流石に散々キャストしたトレースラインだけあってレンジを下げてもそもそも魚がいないのでは?と移動を考え周囲を見渡すと先程ロッドを曲げていたアングラー一行が帰って行く。
既に一枚抜かれた後だが周辺には他のヒラメも入っている可能性があるかもと場所移動。
砂利浜と馬の瀬の起点だけあってカケアガリが強く払い出しも効いていて好感触。

何とか一枚でも掛けたい、隣のアングラーの邪魔にならない範囲で斜めにキャストし岸沿いの第一ブレイクを底を擦らないようにロッドを立てつつ斜めにトレースしてくる。
するとすぐに待望の「カッ」と言う硬質なバイト!
反射的にフッキングを入れるが一瞬重みが乗っただけでフッとテンションが軽くなる・・。
一瞬こっちに向かって泳いでいるのか?と思ったが
まさかのミスフッキング。
バイトの瞬間ついリーリングを止めてしまっていたのか余程のミスバイトだったのか一瞬の事でわからないが魚が針にかかってないないと言う事実だけが虚しくライン越しに伝わってくる。

経験上フッキングしていないとは言え同じヒラメが再びバイトしてくる可能性は低い。
目の前までチェイスしてきて確実に足元のカケアガリにいるにも関わらず釣れないなんて事も何度か。
かと思えば開始数投でいきなり足元のピックアップ寸前で水面まで跳ね上がりバイトしてくるなんて事もあったりもするものだから警戒心が強いのか弱いのか・・。
基本的に同じ魚を粘って口を使わせると言うのは海の魚相手には反射食い狙い以外は良い思いをしていないので気持ちを切り替え違うラインをアプローチするが不発。

若干後ろ髪をひかれつつも時間が早いうちに他の打てるポイントが空いてないか歩くと丁度昨夜シーバスを釣ったポイントが空いたので入る。

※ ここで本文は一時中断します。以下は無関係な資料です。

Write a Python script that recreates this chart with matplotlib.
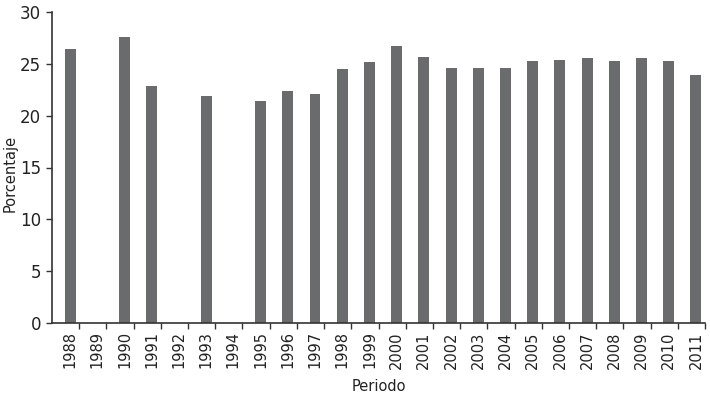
import numpy as np
import matplotlib.pyplot as plt

years = ['1988', '1989', '1990', '1991', '1992', '1993', '1994', '1995', '1996', '1997',
         '1998', '1999', '2000', '2001', '2002', '2003', '2004', '2005', '2006', '2007',
         '2008', '2009', '2010', '2011']
# missing years have no bar (nan)
values = [26.4, np.nan, 27.6, 22.9, np.nan, 21.9, np.nan, 21.4, 22.4, 22.1,
          24.5, 25.2, 26.7, 25.7, 24.6, 24.6, 24.6, 25.3, 25.4, 25.6,
          25.3, 25.6, 25.3, 23.9]
y_ticks = [0, 5, 10, 15, 20, 25, 30]

plt.rcParams['font.family'] = ['DejaVu Sans']

fig = plt.figure(figsize=(7.1, 3.99), dpi=100)
ax = fig.add_axes([52 / 710, 76 / 399, 653 / 710, 311 / 399])

x = np.arange(len(years))
ax.bar(x, values, width=0.4, color='#6a6b6d')

ax.set_xlim(-0.667, len(years) - 0.667)
ax.set_ylim(0, 30)
ax.set_yticks(y_ticks)
ax.tick_params(axis='y', labelsize=12, length=4, width=1, pad=4,
               color='#333333', labelcolor='#222222')

# labels under the bars, tick marks between categories
ax.set_xticks(x)
ax.set_xticklabels(years, rotation=90, fontsize=10.5, color='#222222')
ax.tick_params(axis='x', which='major', length=0, pad=6)
ax.set_xticks(x + 0.333, minor=True)
ax.tick_params(axis='x', which='minor', length=4, width=1, color='#333333')

for s in ['top', 'right']:
    ax.spines[s].set_visible(False)
for s in ['left', 'bottom']:
    ax.spines[s].set_color('#333333')
    ax.spines[s].set_linewidth(1.2)

ax.set_xlabel('Periodo', fontsize=10.5, color='#222222')
ax.xaxis.set_label_coords(0.5, -0.18)
ax.set_ylabel('Porcentaje', fontsize=10.5, color='#222222')
ax.yaxis.set_label_coords(-0.052, 0.48)

fig.savefig('out.png', dpi=100)
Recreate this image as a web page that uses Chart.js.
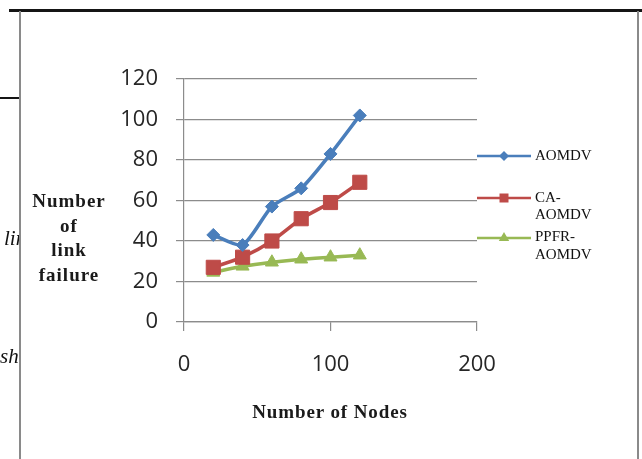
<!DOCTYPE html>
<html>
<head>
<meta charset="utf-8">
<script src="https://cdn.jsdelivr.net/npm/chart.js@4/dist/chart.umd.min.js"></script>
<style>
  html, body { margin: 0; padding: 0; background: #fff; }
  #wrap { position: relative; width: 642px; height: 459px; overflow: hidden; background: #fff; }
  #chart { position: absolute; left: 0; top: 0; }
  .rule { position: absolute; }
  .frag { position: absolute; left: 0; width: 19px; overflow: hidden; white-space: nowrap;
          font: italic 21px "Liberation Serif", serif; color: #111; }
  .ytitle { position: absolute; left: 20px; width: 98px; top: 189px; text-align: center;
            font: bold 19px "Liberation Serif", serif; line-height: 24.5px; letter-spacing: 1px; color: #1a1a1a; }
  .xtitle { position: absolute; left: 180px; width: 300px; top: 401px; text-align: center;
            font: bold 19px "Liberation Serif", serif; letter-spacing: 0.9px; color: #1a1a1a; }
</style>
</head>
<body>
<div id="wrap">
  <canvas id="chart" width="642" height="459"></canvas>
  <div class="rule" style="left:9px;top:9px;width:633px;height:3px;background:#151515;"></div>
  <div class="rule" style="left:0;top:97px;width:20px;height:2px;background:#151515;"></div>
  <div class="rule" style="left:19px;top:11px;width:2px;height:448px;background:#8a8a8a;"></div>
  <div class="rule" style="left:637px;top:11px;width:2px;height:448px;background:#8a8a8a;"></div>
  <div class="frag" style="top:226px;"><span style="margin-left:4px">lin</span></div>
  <div class="frag" style="top:344px;">sh</div>
  <div class="ytitle">Number<br>of<br>link<br>failure</div>
  <div class="xtitle">Number of Nodes</div>
</div>
<script>
// Number of nodes (x) and link failures per protocol (y)
const nodes      = [20, 40, 60, 80, 100, 120];
const aomdv      = [43, 38, 57, 66, 83, 102];
const caAomdv    = [27, 32, 40, 51, 59, 69];
const ppfrAomdv  = [24.5, 27.5, 29.5, 31, 32, 33];

const seriesNames = ['AOMDV', 'CA-AOMDV', 'PPFR-AOMDV'];
const legendLines = [['AOMDV'], ['CA-', 'AOMDV'], ['PPFR-', 'AOMDV']];
const seriesColors = ['#4a7ebb', '#be4b48', '#98b954'];

const yMin = 0, yMax = 120, yStep = 20;
const xMin = 0, xMax = 200, xStep = 100;

const toPoints = ys => nodes.map((x, i) => ({ x: x, y: ys[i] }));

function drawMarker(ctx, style, x, y, r) {
  ctx.beginPath();
  if (style === 'rectRot') {
    ctx.moveTo(x - r, y); ctx.lineTo(x, y - r); ctx.lineTo(x + r, y); ctx.lineTo(x, y + r);
  } else if (style === 'rect') {
    ctx.rect(x - r, y - r, 2 * r, 2 * r);
  } else {
    ctx.moveTo(x, y - r);
    ctx.lineTo(x + 0.866 * r, y + 0.5 * r);
    ctx.lineTo(x - 0.866 * r, y + 0.5 * r);
  }
  ctx.closePath();
  ctx.fill();
}

// Legend at the right of the plot: line sample, marker and wrapped label
const sideLegend = {
  id: 'sideLegend',
  afterDraw(chart) {
    const ctx = chart.ctx;
    const rows = [
      { y: 156, text: [156.5], style: 'rectRot', r: 5 },
      { y: 198, text: [198, 215], style: 'rect', r: 4.5 },
      { y: 238, text: [237, 255], style: 'triangle', r: 6 }
    ];
    ctx.save();
    rows.forEach((row, i) => {
      const c = seriesColors[i];
      ctx.strokeStyle = c; ctx.fillStyle = c; ctx.lineWidth = 2.6;
      ctx.beginPath(); ctx.moveTo(477, row.y); ctx.lineTo(531, row.y); ctx.stroke();
      drawMarker(ctx, row.style, 504, row.y, row.r);
      ctx.fillStyle = '#111';
      ctx.font = '15px "Liberation Serif", serif';
      ctx.textBaseline = 'middle';
      ctx.textAlign = 'left';
      legendLines[i].forEach((t, k) => ctx.fillText(t, 535, row.text[k]));
    });
    ctx.restore();
  }
};

const mkSet = (label, data, color, style, radius) => ({
  label: label,
  data: toPoints(data),
  borderColor: color,
  backgroundColor: color,
  borderWidth: 3.6,
  pointStyle: style,
  pointRadius: radius,
  pointHoverRadius: radius,
  pointBorderWidth: 1,
  pointBorderColor: color,
  pointBackgroundColor: color,
  showLine: true,
  tension: 0.22,
  fill: false
});

new Chart(document.getElementById('chart'), {
  type: 'scatter',
  data: {
    datasets: [
      mkSet(seriesNames[0], aomdv, seriesColors[0], 'rectRot', 6.5),
      mkSet(seriesNames[1], caAomdv, seriesColors[1], 'rect', 10),
      mkSet(seriesNames[2], ppfrAomdv, seriesColors[2], 'triangle', 7.5)
    ]
  },
  options: {
    responsive: false,
    animation: false,
    devicePixelRatio: 1,
    layout: { padding: { left: 100, right: 165, top: 79, bottom: 77 } },
    plugins: { legend: { display: false }, tooltip: { enabled: false } },
    scales: {
      x: {
        type: 'linear', min: xMin, max: xMax,
        afterFit: s => { s.height = 60; },
        ticks: { stepSize: xStep, padding: 21, color: '#262626',
                 font: { family: '"Open Sans", sans-serif', size: 22 }, maxRotation: 0 },
        grid: { drawOnChartArea: false, drawTicks: true, tickLength: 9, color: '#8c8c8c', lineWidth: 1.2 },
        border: { color: '#8c8c8c', width: 1.2 }
      },
      y: {
        type: 'linear', min: yMin, max: yMax,
        afterFit: s => { s.width = 84; },
        ticks: { stepSize: yStep, padding: 18, color: '#262626',
                 font: { family: '"Open Sans", sans-serif', size: 22 } },
        grid: { drawTicks: true, tickLength: 8, color: '#8c8c8c', lineWidth: 1.2 },
        border: { color: '#8c8c8c', width: 1.2 }
      }
    }
  },
  plugins: [sideLegend]
});
</script>
</body>
</html>
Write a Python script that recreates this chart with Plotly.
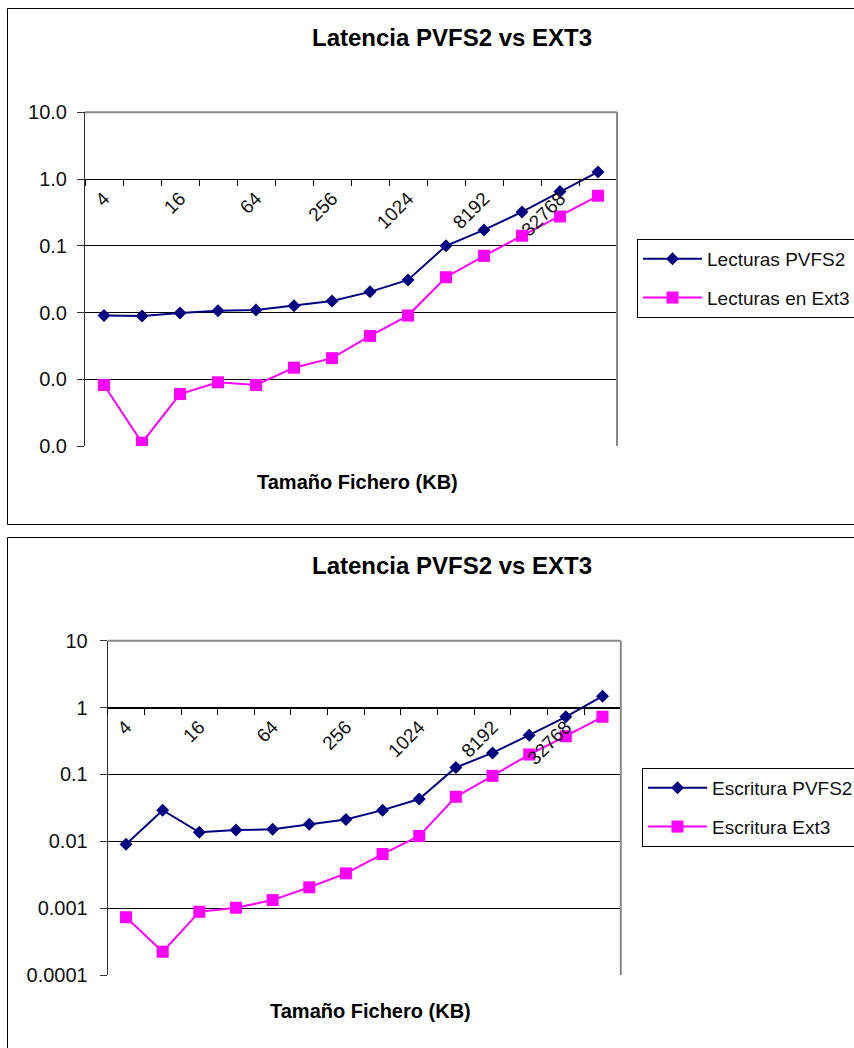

既に時間は8時前、深夜の下げ止りからの上げ8分(140㎝)と言う所。
満潮が9時過ぎと言うこともあり昨夜波を被りながらも一部姿を表していた馬の瀬は海中に沈み波が忙しなく立ち上がる浅瀬を作り出している。
下げ潮、上げ潮の違いはあれど狙い所はやはりここ。
馬の瀬のブレイクラインに張り付いて流芯もしくはシャローから行き来するベイトを待ち構えている魚。

フレッシュな状況なら昨夜同様ミノーを使って流芯から退避してくるベイトを演じてくるが今回も昨夜同様先行者が散々打った後。
恐らくミノーでは一通りチェックされた後だろうと使われてない可能性が高く馬の瀬のシャロー、ブレイクをスローにトレース出来るシンキングペンシルのジェットサーディンを選択。
巷ではぶっ飛び君のパクリとまで言われているこのシンペン、オリジナルよりも1g重量があるにも関わらず気持ち浮き上がり安く感じる為比較的浅いポイントや根掛かりがしやすいポイントでは重宝している。

まぁ値段が780円と手頃でロスト覚悟で色んな使い方が出来ると言うのが1番の理由ですが・・。

まずは流れに対してダウン気味にキャストしボトムを取ってから大きくリフトさせテンションを張りながらドリフトさせ流芯を流されながら流下するベイトをイメージしてアプローチ。
流芯を抜け馬の瀬のブレイクに差し掛かかったらアップでゆっくりとブレイクを斜めにトレースする。

何度か違う位置へキャストし立ち位置を変えてチェックしていくが流石にこのアプローチはハウル等のジグヘッドでも比較的軽いものを使えば可能性な為かバイトは出ない。

なら逆に馬の瀬のシャローから流芯側のブレイクへ横切るベイトをイメージしてやるか・・と馬の瀬を斜めに横切る様にキャストし着水と同時に早めにリーリング、浮き上がりやすいとは言え流石にときどきコツコツと石に接触してしまうがすぐにブレイクへとルアーが抜けてボトムを叩く感触がなくなり水流の抵抗で巻きが重くなる。

浮き上がりすぎないようにすぐに巻きスピードを落として馬の瀬のブレイク沿いを斜めに巻き上げてくると「ガッガッ」と硬質ないかにもヒラメと言ったバイト!
今度はしっかりとテンションを緩めずにフッキングし間髪を入れずに寄せてくる。
時折体をバタつかせながら抵抗し突っこみを見せるが大した重さは無くソゲかと思ったが波打ち際に引きずり上げてみると予想よりも長い。

新宮、大浜、ヒラメ、七里御浜

幼魚時に怪我をしたのか片側が若干スマートな形の魚。
計測42㎝と言うことでギリギリヒラメ?ソゲ?と言うサイズだが何とか引き出せた一枚。
この時期に狙っていたサイズではなかったが思い通りのポイントとパターンで獲れた納得の魚だった。

この後も一時間程周辺のポイントをアプローチするが残年ながら更なるサイズを出すことは出来ずタイムアップ。
この地方の有名釣具店南紀釣具センターへ立ち寄り帰路に着いた。